DATASET RECORDS =

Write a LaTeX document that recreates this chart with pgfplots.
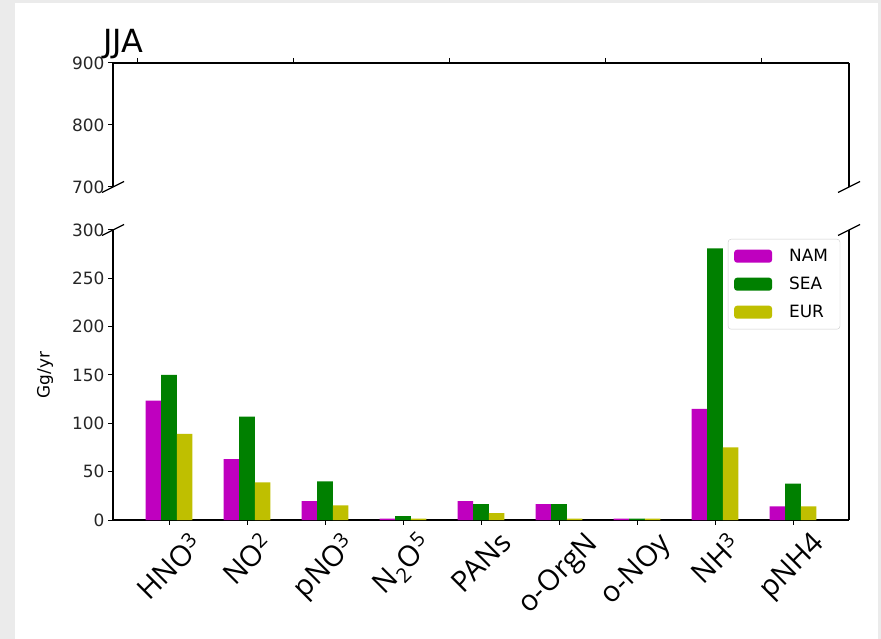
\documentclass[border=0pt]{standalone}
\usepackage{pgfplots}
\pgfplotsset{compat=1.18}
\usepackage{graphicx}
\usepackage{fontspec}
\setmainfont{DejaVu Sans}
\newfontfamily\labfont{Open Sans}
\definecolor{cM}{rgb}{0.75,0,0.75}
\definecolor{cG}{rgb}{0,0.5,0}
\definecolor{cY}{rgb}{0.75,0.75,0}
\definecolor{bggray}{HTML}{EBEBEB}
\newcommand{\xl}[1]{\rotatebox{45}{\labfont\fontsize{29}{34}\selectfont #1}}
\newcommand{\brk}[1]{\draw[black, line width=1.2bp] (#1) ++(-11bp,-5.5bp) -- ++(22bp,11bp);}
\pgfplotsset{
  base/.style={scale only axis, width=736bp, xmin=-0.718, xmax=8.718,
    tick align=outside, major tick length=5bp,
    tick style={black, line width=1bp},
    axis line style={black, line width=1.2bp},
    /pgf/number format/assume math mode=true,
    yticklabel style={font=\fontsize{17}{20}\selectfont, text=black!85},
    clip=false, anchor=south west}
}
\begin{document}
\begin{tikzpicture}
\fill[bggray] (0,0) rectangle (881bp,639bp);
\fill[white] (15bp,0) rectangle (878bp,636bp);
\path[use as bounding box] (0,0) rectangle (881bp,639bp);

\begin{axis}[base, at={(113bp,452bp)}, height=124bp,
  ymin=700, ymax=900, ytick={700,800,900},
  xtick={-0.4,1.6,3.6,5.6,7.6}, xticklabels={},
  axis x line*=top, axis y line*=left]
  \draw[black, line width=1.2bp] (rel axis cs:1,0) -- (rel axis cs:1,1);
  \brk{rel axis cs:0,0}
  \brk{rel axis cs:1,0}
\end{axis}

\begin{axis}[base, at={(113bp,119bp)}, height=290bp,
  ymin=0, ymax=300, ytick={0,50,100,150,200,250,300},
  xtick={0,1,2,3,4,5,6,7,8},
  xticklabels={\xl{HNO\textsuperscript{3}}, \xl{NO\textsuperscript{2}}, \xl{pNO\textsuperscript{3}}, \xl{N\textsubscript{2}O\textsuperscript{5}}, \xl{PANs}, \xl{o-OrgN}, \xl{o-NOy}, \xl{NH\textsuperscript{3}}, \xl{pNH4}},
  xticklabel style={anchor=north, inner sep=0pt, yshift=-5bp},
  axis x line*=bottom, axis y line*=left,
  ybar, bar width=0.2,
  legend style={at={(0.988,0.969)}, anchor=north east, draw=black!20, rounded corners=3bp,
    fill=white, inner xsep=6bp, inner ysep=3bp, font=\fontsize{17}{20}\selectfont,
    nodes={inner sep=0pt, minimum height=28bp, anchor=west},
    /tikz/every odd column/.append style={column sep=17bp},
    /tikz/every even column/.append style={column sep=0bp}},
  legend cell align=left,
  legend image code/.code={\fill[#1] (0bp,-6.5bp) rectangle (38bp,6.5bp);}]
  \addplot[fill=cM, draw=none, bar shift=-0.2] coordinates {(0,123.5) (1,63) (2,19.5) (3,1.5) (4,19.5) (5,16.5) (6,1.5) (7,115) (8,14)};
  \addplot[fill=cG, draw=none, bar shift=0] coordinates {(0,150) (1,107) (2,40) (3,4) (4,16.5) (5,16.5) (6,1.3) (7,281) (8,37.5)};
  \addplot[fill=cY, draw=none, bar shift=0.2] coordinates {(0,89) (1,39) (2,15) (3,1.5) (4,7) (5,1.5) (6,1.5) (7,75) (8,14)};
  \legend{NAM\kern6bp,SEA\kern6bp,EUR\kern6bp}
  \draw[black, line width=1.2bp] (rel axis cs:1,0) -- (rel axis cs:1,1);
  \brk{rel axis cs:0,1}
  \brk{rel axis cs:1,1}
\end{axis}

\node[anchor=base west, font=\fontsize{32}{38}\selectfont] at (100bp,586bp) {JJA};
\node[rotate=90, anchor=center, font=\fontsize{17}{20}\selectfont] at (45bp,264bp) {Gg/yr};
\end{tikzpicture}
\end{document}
* * *
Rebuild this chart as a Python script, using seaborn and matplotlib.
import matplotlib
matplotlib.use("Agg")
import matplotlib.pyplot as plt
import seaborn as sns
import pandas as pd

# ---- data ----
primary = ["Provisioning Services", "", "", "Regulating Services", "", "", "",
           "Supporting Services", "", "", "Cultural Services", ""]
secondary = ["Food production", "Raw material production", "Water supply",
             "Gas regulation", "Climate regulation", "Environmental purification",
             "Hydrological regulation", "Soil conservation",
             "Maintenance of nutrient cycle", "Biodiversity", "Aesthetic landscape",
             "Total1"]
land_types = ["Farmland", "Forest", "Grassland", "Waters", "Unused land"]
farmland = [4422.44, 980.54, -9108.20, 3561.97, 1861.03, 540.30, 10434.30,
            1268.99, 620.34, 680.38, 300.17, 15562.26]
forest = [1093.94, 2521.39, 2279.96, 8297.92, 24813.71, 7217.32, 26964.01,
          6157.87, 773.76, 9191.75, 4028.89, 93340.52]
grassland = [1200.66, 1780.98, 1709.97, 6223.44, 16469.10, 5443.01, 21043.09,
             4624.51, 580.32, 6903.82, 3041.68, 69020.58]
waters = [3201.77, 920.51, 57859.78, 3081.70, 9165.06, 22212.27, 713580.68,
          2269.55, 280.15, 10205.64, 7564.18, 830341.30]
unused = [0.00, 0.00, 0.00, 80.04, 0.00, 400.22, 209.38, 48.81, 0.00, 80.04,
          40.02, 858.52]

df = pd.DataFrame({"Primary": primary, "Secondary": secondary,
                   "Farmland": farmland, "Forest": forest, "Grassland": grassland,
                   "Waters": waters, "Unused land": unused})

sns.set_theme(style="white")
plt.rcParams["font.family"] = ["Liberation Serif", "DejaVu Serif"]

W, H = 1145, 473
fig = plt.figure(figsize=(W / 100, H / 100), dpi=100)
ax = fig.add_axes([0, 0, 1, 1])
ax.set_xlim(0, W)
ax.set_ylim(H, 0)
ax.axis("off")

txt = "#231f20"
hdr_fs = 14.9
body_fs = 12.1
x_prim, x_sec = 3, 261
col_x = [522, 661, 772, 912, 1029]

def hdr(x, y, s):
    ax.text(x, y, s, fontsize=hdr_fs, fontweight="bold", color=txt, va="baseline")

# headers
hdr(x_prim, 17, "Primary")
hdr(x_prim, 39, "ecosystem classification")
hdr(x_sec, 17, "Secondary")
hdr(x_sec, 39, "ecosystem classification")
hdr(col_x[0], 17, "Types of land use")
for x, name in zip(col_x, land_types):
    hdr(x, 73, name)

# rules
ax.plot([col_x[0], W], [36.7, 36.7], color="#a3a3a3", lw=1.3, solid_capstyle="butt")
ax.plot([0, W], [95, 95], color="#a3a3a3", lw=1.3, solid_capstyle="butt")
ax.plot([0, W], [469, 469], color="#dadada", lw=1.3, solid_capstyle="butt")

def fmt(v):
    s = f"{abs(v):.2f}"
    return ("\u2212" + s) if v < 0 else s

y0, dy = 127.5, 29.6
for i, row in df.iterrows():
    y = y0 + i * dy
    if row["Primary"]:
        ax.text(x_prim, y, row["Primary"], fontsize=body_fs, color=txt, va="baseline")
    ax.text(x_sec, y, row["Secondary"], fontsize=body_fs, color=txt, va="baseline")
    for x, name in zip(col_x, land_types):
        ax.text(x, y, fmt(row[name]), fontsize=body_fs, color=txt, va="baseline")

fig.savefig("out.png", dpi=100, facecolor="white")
---
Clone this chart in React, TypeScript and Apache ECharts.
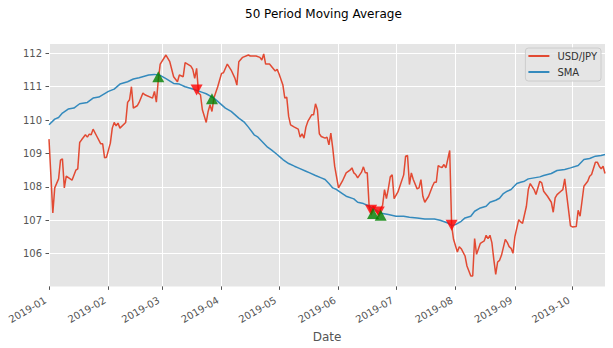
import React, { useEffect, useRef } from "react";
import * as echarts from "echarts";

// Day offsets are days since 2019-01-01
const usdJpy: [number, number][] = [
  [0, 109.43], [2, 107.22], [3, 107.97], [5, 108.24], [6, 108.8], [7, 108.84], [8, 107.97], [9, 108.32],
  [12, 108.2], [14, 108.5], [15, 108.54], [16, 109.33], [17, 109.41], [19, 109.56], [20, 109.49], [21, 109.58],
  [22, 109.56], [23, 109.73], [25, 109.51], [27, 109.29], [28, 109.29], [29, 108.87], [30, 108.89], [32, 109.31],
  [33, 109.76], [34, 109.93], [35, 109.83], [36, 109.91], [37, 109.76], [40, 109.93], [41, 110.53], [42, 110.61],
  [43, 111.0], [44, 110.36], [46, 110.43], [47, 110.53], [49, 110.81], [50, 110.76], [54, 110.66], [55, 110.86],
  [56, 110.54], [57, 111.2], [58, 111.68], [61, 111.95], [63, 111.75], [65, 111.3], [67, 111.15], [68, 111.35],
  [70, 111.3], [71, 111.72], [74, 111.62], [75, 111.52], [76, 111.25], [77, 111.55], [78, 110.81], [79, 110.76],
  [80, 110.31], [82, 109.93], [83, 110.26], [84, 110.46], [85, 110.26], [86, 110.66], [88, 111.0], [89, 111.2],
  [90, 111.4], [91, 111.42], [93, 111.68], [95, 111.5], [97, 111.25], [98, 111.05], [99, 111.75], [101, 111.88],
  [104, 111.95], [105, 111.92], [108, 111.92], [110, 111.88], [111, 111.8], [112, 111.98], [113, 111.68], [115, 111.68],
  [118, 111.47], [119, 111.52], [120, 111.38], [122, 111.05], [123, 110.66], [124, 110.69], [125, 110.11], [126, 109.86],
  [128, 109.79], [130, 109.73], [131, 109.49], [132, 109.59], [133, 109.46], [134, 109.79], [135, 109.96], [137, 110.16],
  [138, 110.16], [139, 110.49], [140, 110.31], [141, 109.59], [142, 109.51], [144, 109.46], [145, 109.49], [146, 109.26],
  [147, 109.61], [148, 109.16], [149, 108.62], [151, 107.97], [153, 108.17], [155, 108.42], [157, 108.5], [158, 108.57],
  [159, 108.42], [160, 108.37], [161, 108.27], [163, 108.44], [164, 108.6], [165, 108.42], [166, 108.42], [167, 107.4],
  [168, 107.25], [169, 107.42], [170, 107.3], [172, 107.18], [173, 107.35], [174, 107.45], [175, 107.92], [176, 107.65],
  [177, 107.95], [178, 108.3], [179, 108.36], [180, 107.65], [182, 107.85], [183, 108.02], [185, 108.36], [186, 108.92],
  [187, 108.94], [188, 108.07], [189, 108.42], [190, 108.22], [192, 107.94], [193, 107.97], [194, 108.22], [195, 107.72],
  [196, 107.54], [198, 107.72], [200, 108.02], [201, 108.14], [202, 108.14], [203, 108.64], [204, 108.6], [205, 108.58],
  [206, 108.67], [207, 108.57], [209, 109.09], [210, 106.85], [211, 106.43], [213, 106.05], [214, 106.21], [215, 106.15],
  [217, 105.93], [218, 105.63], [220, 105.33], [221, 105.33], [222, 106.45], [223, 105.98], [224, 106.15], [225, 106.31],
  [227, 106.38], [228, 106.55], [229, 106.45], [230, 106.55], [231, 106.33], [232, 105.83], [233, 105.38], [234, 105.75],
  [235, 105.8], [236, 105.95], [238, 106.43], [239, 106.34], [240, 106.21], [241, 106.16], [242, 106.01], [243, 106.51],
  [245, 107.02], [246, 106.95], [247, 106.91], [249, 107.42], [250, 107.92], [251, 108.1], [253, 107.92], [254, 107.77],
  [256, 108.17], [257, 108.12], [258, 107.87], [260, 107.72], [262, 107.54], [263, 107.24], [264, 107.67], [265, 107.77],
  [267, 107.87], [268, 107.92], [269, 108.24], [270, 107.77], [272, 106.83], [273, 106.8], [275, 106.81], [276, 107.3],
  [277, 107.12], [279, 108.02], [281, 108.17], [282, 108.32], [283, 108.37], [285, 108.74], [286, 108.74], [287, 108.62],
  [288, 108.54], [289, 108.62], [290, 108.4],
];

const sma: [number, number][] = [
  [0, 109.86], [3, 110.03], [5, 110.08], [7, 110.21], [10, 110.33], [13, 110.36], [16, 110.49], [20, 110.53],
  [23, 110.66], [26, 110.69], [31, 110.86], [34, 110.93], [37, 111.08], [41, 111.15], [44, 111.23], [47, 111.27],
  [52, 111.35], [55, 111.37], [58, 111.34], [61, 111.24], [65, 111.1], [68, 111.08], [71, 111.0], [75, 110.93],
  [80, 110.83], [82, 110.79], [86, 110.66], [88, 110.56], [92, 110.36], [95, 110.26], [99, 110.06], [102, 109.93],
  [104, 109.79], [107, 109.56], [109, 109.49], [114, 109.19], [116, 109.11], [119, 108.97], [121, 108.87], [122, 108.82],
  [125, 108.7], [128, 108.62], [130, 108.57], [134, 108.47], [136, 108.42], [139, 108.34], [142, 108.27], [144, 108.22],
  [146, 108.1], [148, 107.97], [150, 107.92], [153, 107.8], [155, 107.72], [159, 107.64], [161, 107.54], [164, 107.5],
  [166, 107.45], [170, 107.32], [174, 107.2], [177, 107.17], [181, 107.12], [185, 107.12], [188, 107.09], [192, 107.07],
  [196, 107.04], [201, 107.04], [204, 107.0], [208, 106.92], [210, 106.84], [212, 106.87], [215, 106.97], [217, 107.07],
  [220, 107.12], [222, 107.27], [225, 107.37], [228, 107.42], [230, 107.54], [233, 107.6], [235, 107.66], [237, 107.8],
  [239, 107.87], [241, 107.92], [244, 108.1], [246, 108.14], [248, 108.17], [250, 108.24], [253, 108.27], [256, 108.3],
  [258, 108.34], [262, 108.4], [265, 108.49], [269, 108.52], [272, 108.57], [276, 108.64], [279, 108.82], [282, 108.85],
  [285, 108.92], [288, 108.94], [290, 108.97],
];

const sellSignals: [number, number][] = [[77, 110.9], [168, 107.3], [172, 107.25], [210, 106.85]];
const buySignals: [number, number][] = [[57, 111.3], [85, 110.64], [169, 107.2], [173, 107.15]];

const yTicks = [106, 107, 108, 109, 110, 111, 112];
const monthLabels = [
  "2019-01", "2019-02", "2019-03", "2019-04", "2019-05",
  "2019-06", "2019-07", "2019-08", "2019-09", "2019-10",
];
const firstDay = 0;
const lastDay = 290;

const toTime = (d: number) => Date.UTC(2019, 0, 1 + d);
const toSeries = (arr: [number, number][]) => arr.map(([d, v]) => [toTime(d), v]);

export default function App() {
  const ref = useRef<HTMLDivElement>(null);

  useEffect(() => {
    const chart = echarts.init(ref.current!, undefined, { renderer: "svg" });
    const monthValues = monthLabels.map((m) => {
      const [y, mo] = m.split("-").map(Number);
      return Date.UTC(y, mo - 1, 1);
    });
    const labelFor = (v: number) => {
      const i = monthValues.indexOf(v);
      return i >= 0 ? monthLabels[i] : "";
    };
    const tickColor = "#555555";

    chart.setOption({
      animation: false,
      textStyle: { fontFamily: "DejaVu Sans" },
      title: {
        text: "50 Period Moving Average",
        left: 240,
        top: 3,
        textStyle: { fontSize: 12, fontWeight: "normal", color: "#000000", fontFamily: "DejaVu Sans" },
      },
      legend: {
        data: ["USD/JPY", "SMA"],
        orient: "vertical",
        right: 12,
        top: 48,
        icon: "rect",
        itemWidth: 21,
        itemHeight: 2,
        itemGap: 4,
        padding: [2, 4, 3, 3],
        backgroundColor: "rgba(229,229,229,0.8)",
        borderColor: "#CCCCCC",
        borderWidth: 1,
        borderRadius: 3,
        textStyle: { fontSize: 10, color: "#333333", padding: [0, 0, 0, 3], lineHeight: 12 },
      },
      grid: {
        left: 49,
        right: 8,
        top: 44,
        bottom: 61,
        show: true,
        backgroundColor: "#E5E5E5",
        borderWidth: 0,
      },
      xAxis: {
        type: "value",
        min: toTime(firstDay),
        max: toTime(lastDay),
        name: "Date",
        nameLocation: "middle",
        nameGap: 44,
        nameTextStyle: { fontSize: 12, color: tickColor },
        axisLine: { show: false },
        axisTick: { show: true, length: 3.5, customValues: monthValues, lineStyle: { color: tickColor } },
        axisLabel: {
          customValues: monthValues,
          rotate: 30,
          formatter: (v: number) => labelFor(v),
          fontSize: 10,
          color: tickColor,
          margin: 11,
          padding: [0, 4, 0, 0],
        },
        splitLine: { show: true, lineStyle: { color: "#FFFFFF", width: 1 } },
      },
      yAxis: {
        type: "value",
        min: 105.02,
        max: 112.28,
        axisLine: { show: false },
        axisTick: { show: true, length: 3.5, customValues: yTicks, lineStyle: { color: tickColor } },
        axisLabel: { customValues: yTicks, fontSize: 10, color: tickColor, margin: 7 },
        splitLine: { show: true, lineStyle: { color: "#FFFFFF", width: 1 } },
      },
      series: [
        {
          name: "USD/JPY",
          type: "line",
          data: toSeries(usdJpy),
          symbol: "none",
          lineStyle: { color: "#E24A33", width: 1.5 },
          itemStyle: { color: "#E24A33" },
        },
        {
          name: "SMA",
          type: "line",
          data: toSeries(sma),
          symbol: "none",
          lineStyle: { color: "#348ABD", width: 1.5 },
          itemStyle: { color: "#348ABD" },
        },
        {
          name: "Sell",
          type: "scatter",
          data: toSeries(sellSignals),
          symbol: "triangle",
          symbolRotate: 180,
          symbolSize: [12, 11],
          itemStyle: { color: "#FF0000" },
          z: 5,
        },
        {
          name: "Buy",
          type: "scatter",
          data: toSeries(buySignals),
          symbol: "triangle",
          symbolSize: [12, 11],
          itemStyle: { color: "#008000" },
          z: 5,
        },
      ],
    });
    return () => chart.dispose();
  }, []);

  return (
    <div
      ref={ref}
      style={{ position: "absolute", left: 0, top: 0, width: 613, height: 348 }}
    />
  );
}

TASK INSTRUCTIONS =
Using the data above, set down each line from the line with "Write a LaTeX" to the line with "box] (0,0) rectangle (881bp,639bp);" exactly, both ends included, and leave the pictures behind. Nothing else belongs.

ANSWER TO THIS TASK =
Write a LaTeX document that recreates this chart with pgfplots.
\documentclass[border=0pt]{standalone}
\usepackage{pgfplots}
\pgfplotsset{compat=1.18}
\usepackage{graphicx}
\usepackage{fontspec}
\setmainfont{DejaVu Sans}
\newfontfamily\labfont{Open Sans}
\definecolor{cM}{rgb}{0.75,0,0.75}
\definecolor{cG}{rgb}{0,0.5,0}
\definecolor{cY}{rgb}{0.75,0.75,0}
\definecolor{bggray}{HTML}{EBEBEB}
\newcommand{\xl}[1]{\rotatebox{45}{\labfont\fontsize{29}{34}\selectfont #1}}
\newcommand{\brk}[1]{\draw[black, line width=1.2bp] (#1) ++(-11bp,-5.5bp) -- ++(22bp,11bp);}
\pgfplotsset{
  base/.style={scale only axis, width=736bp, xmin=-0.718, xmax=8.718,
    tick align=outside, major tick length=5bp,
    tick style={black, line width=1bp},
    axis line style={black, line width=1.2bp},
    /pgf/number format/assume math mode=true,
    yticklabel style={font=\fontsize{17}{20}\selectfont, text=black!85},
    clip=false, anchor=south west}
}
\begin{document}
\begin{tikzpicture}
\fill[bggray] (0,0) rectangle (881bp,639bp);
\fill[white] (15bp,0) rectangle (878bp,636bp);
\path[use as bounding box] (0,0) rectangle (881bp,639bp);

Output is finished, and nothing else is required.